-- start --
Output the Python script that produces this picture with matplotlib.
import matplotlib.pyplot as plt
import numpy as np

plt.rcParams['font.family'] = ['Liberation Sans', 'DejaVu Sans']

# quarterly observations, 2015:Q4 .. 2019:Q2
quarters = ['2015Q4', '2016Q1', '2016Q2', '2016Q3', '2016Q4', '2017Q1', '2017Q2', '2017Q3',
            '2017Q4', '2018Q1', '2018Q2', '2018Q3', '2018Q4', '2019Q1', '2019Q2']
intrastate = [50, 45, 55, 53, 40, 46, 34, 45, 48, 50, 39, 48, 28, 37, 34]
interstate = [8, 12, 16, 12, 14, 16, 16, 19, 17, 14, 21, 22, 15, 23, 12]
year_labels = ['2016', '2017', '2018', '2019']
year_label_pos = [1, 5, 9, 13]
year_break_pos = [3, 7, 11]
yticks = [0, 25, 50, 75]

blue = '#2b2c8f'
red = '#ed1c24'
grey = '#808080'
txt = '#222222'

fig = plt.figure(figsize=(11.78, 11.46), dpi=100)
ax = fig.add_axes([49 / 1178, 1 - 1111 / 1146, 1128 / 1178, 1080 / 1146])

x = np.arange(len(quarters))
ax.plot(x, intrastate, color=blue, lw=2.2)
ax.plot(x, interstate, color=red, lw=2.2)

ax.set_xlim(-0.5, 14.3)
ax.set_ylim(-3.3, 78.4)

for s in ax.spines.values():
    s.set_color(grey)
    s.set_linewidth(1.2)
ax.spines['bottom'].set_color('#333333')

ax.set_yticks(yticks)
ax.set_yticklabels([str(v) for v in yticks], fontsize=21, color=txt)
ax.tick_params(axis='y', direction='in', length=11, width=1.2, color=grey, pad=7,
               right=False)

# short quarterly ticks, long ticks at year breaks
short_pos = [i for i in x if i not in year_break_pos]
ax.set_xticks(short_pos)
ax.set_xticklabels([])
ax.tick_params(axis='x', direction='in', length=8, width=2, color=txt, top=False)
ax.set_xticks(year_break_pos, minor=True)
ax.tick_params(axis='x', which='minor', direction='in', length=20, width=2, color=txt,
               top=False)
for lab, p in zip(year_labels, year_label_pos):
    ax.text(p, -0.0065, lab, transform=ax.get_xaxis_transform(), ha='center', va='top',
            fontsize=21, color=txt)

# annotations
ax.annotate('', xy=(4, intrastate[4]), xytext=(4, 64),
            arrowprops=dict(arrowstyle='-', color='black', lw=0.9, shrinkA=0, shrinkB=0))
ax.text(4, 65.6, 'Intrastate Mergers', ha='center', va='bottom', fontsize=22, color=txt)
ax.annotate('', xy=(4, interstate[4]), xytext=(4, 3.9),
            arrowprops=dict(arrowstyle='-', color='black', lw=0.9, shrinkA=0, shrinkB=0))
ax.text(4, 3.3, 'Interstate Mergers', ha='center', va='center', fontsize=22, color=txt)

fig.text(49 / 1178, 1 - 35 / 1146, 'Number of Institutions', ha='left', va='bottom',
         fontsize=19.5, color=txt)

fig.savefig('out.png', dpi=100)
-- end --
Goal of the exercise:
Write out exactly the lines from the start of the material through the line with "plt.rcParams['font.family'] = ['Liberation". No other output is expected.

Complete output:
Output the Python script that produces this picture with matplotlib.
import matplotlib.pyplot as plt
import numpy as np

plt.rcParams['font.family'] = ['Liberation Sans', 'DejaVu Sans']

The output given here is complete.